Secondly, I don't see any significant change in the 'generation' teaching here. I do see a 'clarification' (*cough*) or 'expansion' on what was written in 2008. The concept was already elastic and indefinite when they said:
"As a class, these anointed ones make up the modern-day 'generation' of contemporaries that will not pass away 'until all these things occur.'This suggests that some who are Christ's anointed brothers will still be alive on earth when the foretold great tribulation begins." w.08, 2/15, p.24.
They've just spelled it out more by, as others have noted, nonsensically making 'generation' even more elastic in scope, rendering it essentially meaningless! LOL!

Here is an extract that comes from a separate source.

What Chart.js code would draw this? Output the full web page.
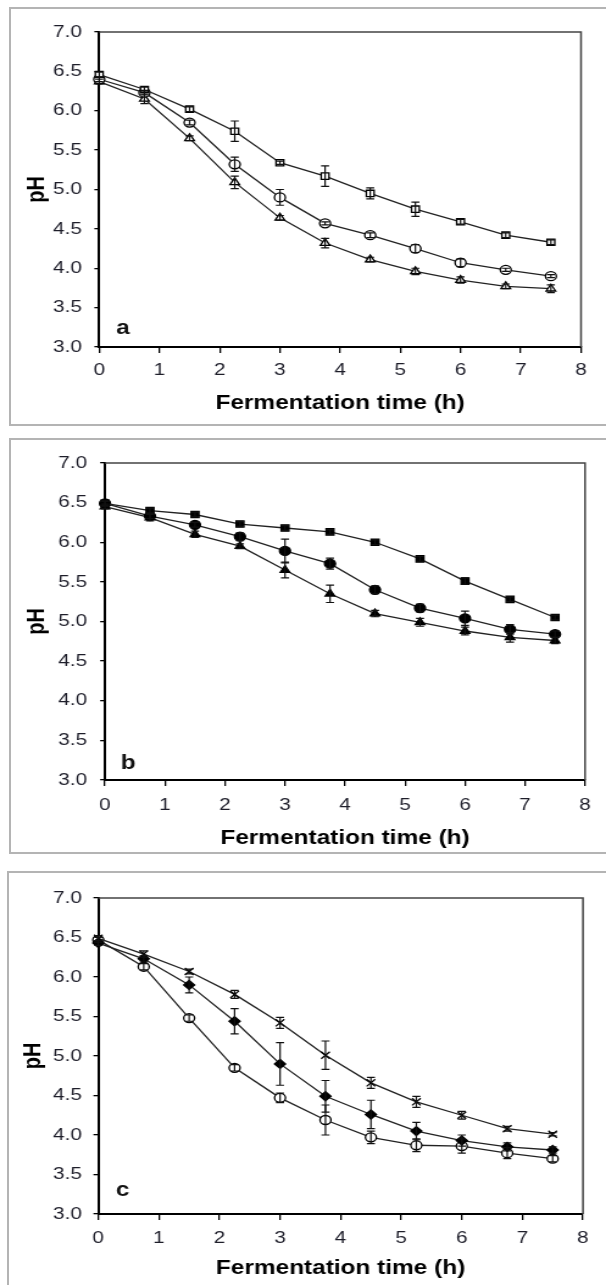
<!DOCTYPE html>
<html><head><meta charset="utf-8">
<script src="https://cdn.jsdelivr.net/npm/chart.js@4/dist/chart.umd.min.js"></script>
<style>
html,body{margin:0;padding:0;background:#fff;}
body{width:606px;height:1285px;position:relative;overflow:hidden;}
.frame{position:absolute;border:2px solid #b4b4b4;box-sizing:border-box;}
.wrap{position:absolute;left:0;transform-origin:0 0;}
</style></head><body>
<div class="frame" style="left:9px;top:7px;width:610px;height:419px"></div>
<div class="frame" style="left:9px;top:438px;width:610px;height:416px"></div>
<div class="frame" style="left:7px;top:871px;width:612px;height:430px"></div>
<div class="wrap" id="wa" style="top:0px"><canvas id="ca" width="497" height="430"></canvas></div>
<div class="wrap" id="wb" style="top:430px"><canvas id="cb" width="497" height="430"></canvas></div>
<div class="wrap" id="wc" style="top:860px"><canvas id="cc" width="497" height="425"></canvas></div>
<script>
// ---------- data ----------
const timeH = [0, 0.75, 1.5, 2.25, 3, 3.75, 4.5, 5.25, 6, 6.75, 7.5];
const xTickValues = [0, 1, 2, 3, 4, 5, 6, 7, 8];
const yTickValues = [3.0, 3.5, 4.0, 4.5, 5.0, 5.5, 6.0, 6.5, 7.0];
const panelLetters = ['a', 'b', 'c'];
const xTitle = 'Fermentation time (h)';
const yTitle = 'pH';

// panel a
const phA_square   = [6.46, 6.27, 6.02, 5.74, 5.34, 5.17, 4.95, 4.75, 4.59, 4.42, 4.33];
const errA_square  = [0.03, 0.03, 0.03, 0.13, 0.02, 0.13, 0.07, 0.09, 0.03, 0.03, 0.03];
const phA_circle   = [6.40, 6.23, 5.85, 5.32, 4.90, 4.57, 4.42, 4.25, 4.07, 3.98, 3.90];
const errA_circle  = [0.03, 0.03, 0.03, 0.09, 0.10, 0.02, 0.03, 0.05, 0.05, 0.02, 0.02];
const phA_triangle = [6.37, 6.15, 5.65, 5.09, 4.64, 4.32, 4.11, 3.96, 3.85, 3.77, 3.74];
const errA_triangle= [0.03, 0.06, 0.03, 0.08, 0.03, 0.06, 0.03, 0.04, 0.04, 0.03, 0.05];

// panel b
const phB_square   = [6.49, 6.40, 6.35, 6.23, 6.18, 6.13, 6.00, 5.79, 5.51, 5.28, 5.05];
const errB_square  = [0.03, 0.03, 0.03, 0.03, 0.03, 0.03, 0.03, 0.03, 0.04, 0.03, 0.03];
const phB_circle   = [6.49, 6.33, 6.22, 6.07, 5.89, 5.73, 5.40, 5.17, 5.04, 4.90, 4.84];
const errB_circle  = [0.03, 0.03, 0.03, 0.05, 0.15, 0.07, 0.05, 0.05, 0.09, 0.06, 0.04];
const phB_triangle = [6.45, 6.31, 6.10, 5.95, 5.65, 5.35, 5.10, 4.99, 4.88, 4.80, 4.76];
const errB_triangle= [0.03, 0.04, 0.04, 0.03, 0.10, 0.11, 0.04, 0.05, 0.05, 0.06, 0.04];

// panel c
const phC_cross    = [6.49, 6.29, 6.07, 5.78, 5.42, 5.01, 4.66, 4.42, 4.25, 4.08, 4.01];
const errC_cross   = [0.03, 0.04, 0.03, 0.05, 0.07, 0.18, 0.07, 0.07, 0.05, 0.03, 0.02];
const phC_diamond  = [6.43, 6.23, 5.90, 5.44, 4.90, 4.49, 4.26, 4.05, 3.93, 3.85, 3.81];
const errC_diamond = [0.03, 0.04, 0.10, 0.16, 0.27, 0.20, 0.18, 0.11, 0.07, 0.05, 0.04];
const phC_circle   = [6.47, 6.13, 5.48, 4.85, 4.47, 4.19, 3.97, 3.87, 3.86, 3.77, 3.70];
const errC_circle  = [0.03, 0.04, 0.04, 0.04, 0.06, 0.19, 0.08, 0.08, 0.09, 0.07, 0.04];

// ---------- rendering ----------
const SX = 606 / 497;
document.querySelectorAll('.wrap').forEach(w => w.style.transform = 'scaleX(' + SX + ')');
const FAM = "'Liberation Sans', Arial, Helvetica, sans-serif";
Chart.defaults.font.family = FAM;

function pts(vals) { return timeH.map((t, i) => ({x: t, y: vals[i]})); }

function series(vals, errs, style, filled) {
  return {
    data: pts(vals), errors: errs,
    borderColor: '#222', borderWidth: 1.3, tension: 0, clip: false,
    pointStyle: style, pointRadius: style === 'crossRot' ? 5 : 4.5,
    pointBorderColor: '#000', pointBorderWidth: 1.3,
    pointBackgroundColor: filled ? '#000' : '#fff'
  };
}

const decorPlugin = {
  id: 'decor',
  beforeDatasetsDraw(chart) {
    const {ctx, chartArea: a} = chart;
    ctx.save();
    ctx.strokeStyle = '#444'; ctx.lineWidth = 1.5;
    ctx.beginPath(); ctx.moveTo(a.left, a.top); ctx.lineTo(a.right, a.top); ctx.lineTo(a.right, a.bottom); ctx.stroke();
    ctx.restore();
  },
  afterDatasetsDraw(chart) {
    const {ctx, scales: {x, y}} = chart;
    ctx.save(); ctx.strokeStyle = '#111'; ctx.lineWidth = 1.2;
    chart.data.datasets.forEach(ds => {
      if (!ds.errors) return;
      ds.data.forEach((p, j) => {
        const e = ds.errors[j]; if (!e) return;
        const px = x.getPixelForValue(p.x);
        const y1 = y.getPixelForValue(p.y + e), y2 = y.getPixelForValue(p.y - e);
        ctx.beginPath();
        ctx.moveTo(px, y1); ctx.lineTo(px, y2);
        ctx.moveTo(px - 3.3, y1); ctx.lineTo(px + 3.3, y1);
        ctx.moveTo(px - 3.3, y2); ctx.lineTo(px + 3.3, y2);
        ctx.stroke();
      });
    });
    ctx.restore();
  },
  afterDraw(chart) {
    const g = chart.options.plugins.decor;
    const {ctx, chartArea: a} = chart;
    ctx.save();
    ctx.fillStyle = '#111'; ctx.font = 'bold 20px ' + FAM;
    ctx.textAlign = 'center'; ctx.textBaseline = 'middle';
    ctx.fillText(g.letter, a.left + g.lx, a.bottom + g.ly);
    ctx.restore();
  }
};

function makeChart(id, datasets, g) {
  return new Chart(document.getElementById(id), {
    type: 'line',
    data: {datasets},
    plugins: [decorPlugin],
    options: {
      responsive: false, animation: false, devicePixelRatio: 1,
      layout: {padding: {left: g.padL, right: g.padR, top: g.padT, bottom: g.padB}},
      plugins: {legend: {display: false}, tooltip: {enabled: false},
        decor: {letter: g.letter, lx: g.lx, ly: g.ly}},
      scales: {
        x: {
          type: 'linear', min: 0, max: 8,
          afterBuildTicks: s => { s.ticks = xTickValues.map(v => ({value: v})); },
          afterFit: s => { s.height = g.xH; },
          ticks: {font: {size: 17}, color: '#1e1e2a', padding: g.xPad, maxRotation: 0, autoSkip: false,
                  callback: v => String(v)},
          grid: {drawOnChartArea: false, drawTicks: true, tickLength: 6, color: '#000', lineWidth: 1.3},
          border: {color: '#000', width: 2},
          title: {display: true, text: xTitle, color: '#000', padding: 0,
                  font: {size: 20, weight: 'bold'}}
        },
        y: {
          type: 'linear', min: 3, max: 7,
          afterBuildTicks: s => { s.ticks = yTickValues.map(v => ({value: v})); },
          afterFit: s => { s.width = g.yW; },
          ticks: {font: {size: 17}, color: '#1e1e2a', padding: g.yPad, autoSkip: false,
                  callback: v => Number(v).toFixed(1)},
          grid: {drawOnChartArea: false, drawTicks: true, tickLength: 4, color: '#000', lineWidth: 1.3},
          border: {color: '#000', width: 2},
          title: {display: true, text: yTitle, color: '#000', padding: {top: g.tPad, bottom: 0},
                  font: {size: 20, weight: 'bold'}}
        }
      }
    }
  });
}

makeChart('ca', [
  series(phA_square, errA_square, 'rect', false),
  series(phA_circle, errA_circle, 'circle', false),
  series(phA_triangle, errA_triangle, 'triangle', false)
], {letter: panelLetters[0], padL: 10, yW: 71.4, padR: 20.5, padT: 32, padB: 15, xH: 68, xPad: 7, yPad: 10.2, tPad: 8.3, lx: 19.5, ly: -19});

makeChart('cb', [
  series(phB_square, errB_square, 'rect', true),
  series(phB_circle, errB_circle, 'circle', true),
  series(phB_triangle, errB_triangle, 'triangle', true)
], {letter: panelLetters[1], padL: 10, yW: 76.1, padR: 17.2, padT: 33, padB: 10, xH: 70, xPad: 9, yPad: 10.7, tPad: 8.3, lx: 19, ly: -17});

makeChart('cc', [
  series(phC_cross, errC_cross, 'crossRot', false),
  series(phC_diamond, errC_diamond, 'rectRot', true),
  series(phC_circle, errC_circle, 'circle', false)
], {letter: panelLetters[2], padL: 8, yW: 72.6, padR: 18.9, padT: 38, padB: 5, xH: 66, xPad: 8, yPad: 9.4, tPad: 7, lx: 20, ly: -24});
</script>
</body></html>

And the other crazy thing is, haven't the anointed as a class existed since 33 CE? And haven't they overlapped with the lives of other anointed ones through the centuries, through 1914 and through to the 21st century??? Why not go the whole hog and say the 'generation that will not pass away until all these things occur' is the generation of the anointed as a class from the 1st century onward until the end? After all, a couple of paragraphs earlier in the same 2008 article they said:
"Jesus said that it was his disciples, soon to be anointed with holy spirit, who should be able to draw certain conclusions when they saw 'all these things' occur. So Jesus must have been referring to his disciples when he made the statement: 'This generation will by no means pass away until all these things occur.'"
Thirdly, I find it interesting that the contrast between 'new light' and 'old light' on this 'generation' issue is limited to the 2008 and 1995 understandings. It's like the 45+ year long teaching about the 'generation that saw the sign in 1914' that wouldn't pass away (which according to the article must have been another of the holy spirit's misdirections) is only a distant memory, almost as if it never happened!